Expediency such as this is how you get good officers, good men, tripping up and falling dick first into some in-consenting whore.
If the cops need several years to figure how to "enforce" the legalization of something, you didn't legalize it right.
They need to come up with another bogus reason to harass people first. Pigs gotta oink.
You get this crap in the states as well. Police and politicians act like it's some huge problem. One day you just stop arresting/searching people for this particular thing. There, see, that wasn't so hard now was it. Well, except for helping revive themselves off the fainting couch.
Yep, it's strange that they need so much preparation to DO LESS, rather than if they were taking on some additional duty.
I guess Canadian LEO's will have to be dragged kicking and screaming into the new period of legalization, like little kids denied their toys.
I'd also like more time to be ready for 2018.
Needz MOAR woodchippers.
It's called inertia. One does not simply stop arresting people for smoking pot any more than one stops rolling down a hill.
Yes, the only people who want marijuana legalization to move quickly is the people SELLING marijuana.
Because, as we all know, when you sell a product, you don't need anyone to BUY it.
Remind me again what Kevin Sabet is an expert in, besides ill-conceived propaganda?
Here is the training manual:
Old way: see someone smoking weed. Arrest them.
New way: see someone smoking weed. Tip your hat and say 'have a nice day'.
(It ain't that hard, guys)
I hereby waive my normal consulting fee for this work.
Enjoy 2018.
Also, I wouldn't be surprised if the way that the government is legalizing it is exceptionally byzantine leading to these complaints of confusion.
I wish the law was so simple as removing preexisting bans, but there is no hope for that these days.
I suspect that part of the problem is that Junior expected some kind of tax windfall from MJ in the same way that Senior expected to finance his ambitious welfare state with revenues from Alberta oil. The end result was that Liberals became as rare in Alberta as flamingos in Nunavut.

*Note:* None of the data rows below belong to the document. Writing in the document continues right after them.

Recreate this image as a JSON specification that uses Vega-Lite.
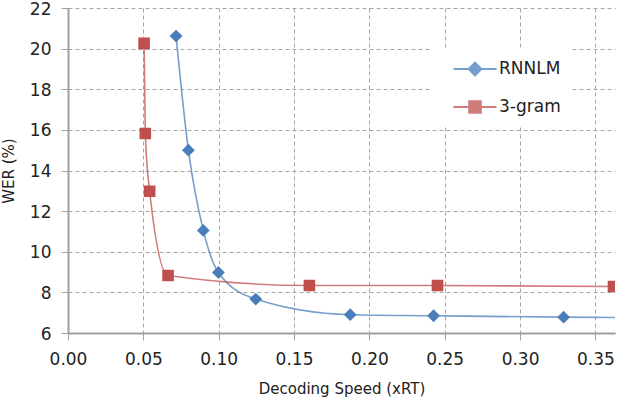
{
  "$schema": "https://vega.github.io/schema/vega-lite/v6.json",
  "width": 547,
  "height": 325,
  "autosize": "none",
  "padding": {"left": 68, "top": 8, "right": 7, "bottom": 65},
  "background": "white",
  "config": {
    "view": {"stroke": null},
    "font": "DejaVu Sans",
    "axis": {
      "labelFont": "DejaVu Sans",
      "labelFontSize": 17,
      "labelColor": "#222222",
      "titleFont": "DejaVu Sans",
      "titleFontSize": 15,
      "titleFontWeight": "normal",
      "titleColor": "#222222",
      "domainColor": "#a0a0a0",
      "domainWidth": 2,
      "tickColor": "#a0a0a0",
      "tickSize": 7,
      "gridColor": "#a6a6a6",
      "gridDash": [4, 3],
      "gridWidth": 1
    },
    "legend": {
      "labelFont": "DejaVu Sans",
      "labelFontSize": 17,
      "labelColor": "#222222"
    }
  },
  "data": {
    "values": [
      {"series": "RNNLM", "speed": 0.0717, "wer": 20.62},
      {"series": "RNNLM", "speed": 0.0799, "wer": 15.0},
      {"series": "RNNLM", "speed": 0.0898, "wer": 11.05},
      {"series": "RNNLM", "speed": 0.0998, "wer": 8.98},
      {"series": "RNNLM", "speed": 0.1246, "wer": 7.67},
      {"series": "RNNLM", "speed": 0.1873, "wer": 6.9},
      {"series": "RNNLM", "speed": 0.2426, "wer": 6.85},
      {"series": "RNNLM", "speed": 0.3289, "wer": 6.78},
      {"series": "RNNLM", "speed": 0.375, "wer": 6.76},
      {"series": "3-gram", "speed": 0.0505, "wer": 20.26},
      {"series": "3-gram", "speed": 0.0513, "wer": 15.82},
      {"series": "3-gram", "speed": 0.0542, "wer": 12.98},
      {"series": "3-gram", "speed": 0.0664, "wer": 8.83},
      {"series": "3-gram", "speed": 0.1602, "wer": 8.34},
      {"series": "3-gram", "speed": 0.2452, "wer": 8.34},
      {"series": "3-gram", "speed": 0.362, "wer": 8.29}
    ]
  },
  "encoding": {
    "x": {
      "field": "speed",
      "type": "quantitative",
      "title": "Decoding Speed (xRT)",
      "scale": {"domain": [0, 0.363], "nice": false, "zero": false},
      "axis": {"values": [0, 0.05, 0.1, 0.15, 0.2, 0.25, 0.3, 0.35], "format": ".2f", "labelPadding": 11, "titlePadding": 14, "labelFlush": false}
    },
    "y": {
      "field": "wer",
      "type": "quantitative",
      "title": "WER (%)",
      "scale": {"domain": [6, 22], "nice": false, "zero": false},
      "axis": {"values": [6, 8, 10, 12, 14, 16, 18, 20, 22], "labelPadding": 10, "labelOffset": 1, "titlePadding": 13, "labelFlush": false}
    },
    "color": {
      "field": "series",
      "type": "nominal",
      "scale": {"domain": ["RNNLM", "3-gram"], "range": ["#4a7ebb", "#c0504d"]},
      "legend": {
        "title": null,
        "orient": "none",
        "legendX": 362,
        "legendY": 41,
        "fillColor": "white",
        "padding": 9,
        "rowPadding": 16,
        "symbolSize": 400,
        "symbolOffset": 25,
        "symbolStrokeWidth": 2,
        "labelOffset": 13
      }
    }
  },
  "layer": [
    {
      "mark": {"type": "line", "interpolate": "monotone", "strokeWidth": 1.6, "opacity": 0.75, "clip": true}
    },
    {
      "mark": {"type": "point", "filled": true, "opacity": 1, "strokeWidth": 0, "clip": true, "size": 400},
      "encoding": {
        "shape": {
          "field": "series",
          "type": "nominal",
          "scale": {"domain": ["RNNLM", "3-gram"], "range": ["M-2.15,0H2.15M0,-0.64L0.64,0L0,0.64L-0.64,0Z", "M-2.15,0H2.15M-0.58,-0.58H0.58V0.58H-0.58Z"]},
          "legend": {
            "title": null,
            "orient": "none",
            "legendX": 362,
            "legendY": 41,
            "fillColor": "white",
            "padding": 9,
            "rowPadding": 16,
            "symbolSize": 400,
            "symbolOffset": 25,
            "symbolStrokeWidth": 2,
            "labelOffset": 13
          }
        }
      }
    }
  ]
}
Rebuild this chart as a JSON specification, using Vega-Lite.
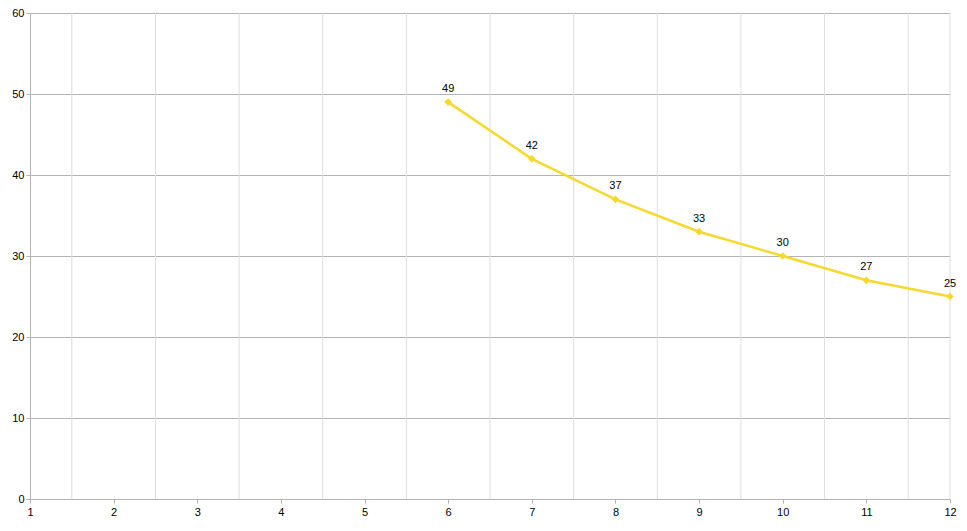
{
  "$schema": "https://vega.github.io/schema/vega-lite/v6.json",
  "width": 920,
  "height": 486,
  "autosize": {"type": "none"},
  "padding": {"left": 30, "top": 13, "right": 17, "bottom": 32},
  "background": "white",
  "config": {
    "view": {"stroke": null},
    "font": "Liberation Sans",
    "axis": {"labelFont": "Liberation Sans", "labelFontSize": 11, "labelColor": "#000000", "domainColor": "#b3b3b3", "tickColor": "#b3b3b3", "gridColor": "#b3b3b3", "domain": true}
  },
  "datasets": {
    "series": [
      {"x": 6, "y": 49},
      {"x": 7, "y": 42},
      {"x": 8, "y": 37},
      {"x": 9, "y": 33},
      {"x": 10, "y": 30},
      {"x": 11, "y": 27},
      {"x": 12, "y": 25}
    ],
    "vgrid": [
      {"x": 1.5}, {"x": 2.5}, {"x": 3.5}, {"x": 4.5}, {"x": 5.5}, {"x": 6.5},
      {"x": 7.5}, {"x": 8.5}, {"x": 9.5}, {"x": 10.5}, {"x": 11.5}, {"x": 12}
    ]
  },
  "layer": [
    {
      "data": {"name": "vgrid"},
      "mark": {"type": "rule", "color": "#dddddd", "strokeWidth": 1},
      "encoding": {
        "x": {"field": "x", "type": "quantitative", "title": null,
          "scale": {"domain": [1, 12], "nice": false, "zero": false},
          "axis": {"values": [1,2,3,4,5,6,7,8,9,10,11,12], "grid": false, "tickSize": 4, "labelPadding": 3, "format": "d", "domain": true, "labelFlush": false, "labelOverlap": false}}
      }
    },
    {
      "data": {"name": "series"},
      "mark": {"type": "line", "color": "#f7d92e", "strokeWidth": 2.5},
      "encoding": {
        "x": {"field": "x", "type": "quantitative", "scale": {"domain": [1, 12], "nice": false, "zero": false}},
        "y": {"field": "y", "type": "quantitative", "title": null,
          "scale": {"domain": [0, 60], "nice": false},
          "axis": {"values": [0,10,20,30,40,50,60], "grid": true, "tickSize": 4, "labelPadding": 2, "domain": true, "labelFlush": false}}
      }
    },
    {
      "data": {"name": "series"},
      "mark": {"type": "point", "shape": "diamond", "filled": true, "color": "#f7d92e", "size": 60, "opacity": 1},
      "encoding": {
        "x": {"field": "x", "type": "quantitative", "scale": {"domain": [1, 12], "nice": false, "zero": false}},
        "y": {"field": "y", "type": "quantitative", "scale": {"domain": [0, 60], "nice": false}}
      }
    },
    {
      "data": {"name": "series"},
      "mark": {"type": "text", "dy": -13, "fontSize": 11, "color": "#000000", "font": "Liberation Sans"},
      "encoding": {
        "x": {"field": "x", "type": "quantitative", "scale": {"domain": [1, 12], "nice": false, "zero": false}},
        "y": {"field": "y", "type": "quantitative", "scale": {"domain": [0, 60], "nice": false}},
        "text": {"field": "y", "type": "quantitative"}
      }
    }
  ]
}
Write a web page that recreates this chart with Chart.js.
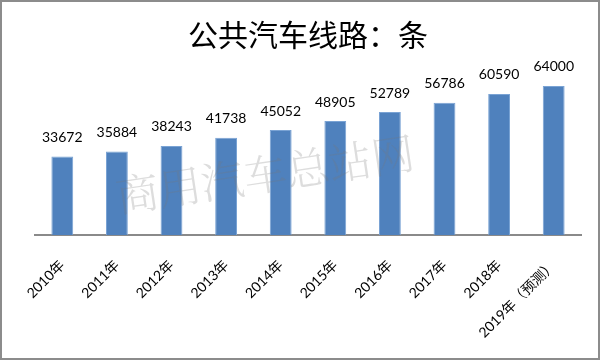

The lesson unlearned here is that "bootlegging" was nearly as prevalent during the years that "revenooers" were pursuing "'shiners" for unpaid taxes as it was when "Prohis" were chasing smugglers and producers of illegal alcohol.
Sound, check. Fury, check. Nothing signified, check check and *check*.
BOB:
Oh, Canada,
Our stoned and native land! [take it, Doug]
DOUG:
Pure homegrown weed is what your sons command.
With glowing bongs we see thee rise,
The True North strong and free!
BOB:
From far and wide,
O Canada, we're stoned 'til we can't see.
DOUG:
Is that the best you could come up with, eh?
BOB:
I don't really like dope, I just don't want people arrested for it. Maybe I could come up with better lyrics for a substance I really liked...such as beer, eh?
Interesting predicament if they ban everyone with prior experience selling marijuana. Can't admit that they were actually right all along.
"Cops want additional people to go into the marijuana business."
Viewing police work as a business providing
a) billable hours for lawyers,
b) clients for legal system administrators, judges, "expert witnesses", etc., and
c) client referrals to penal institutions
works as a model that has significant explanatory and predictive power for what otherwise seems like a batshit insane system.
To the point of making asset forfeiture look like a mere "innovative diversification of our law enforcement product portfolio".
I also find the cynical view that it's just rock-solid corruption all the way down less depressing than the possibility that these people have grown to adulthood so incapable of braining that they believe the bullshit they spout (ref: Sabet, K.)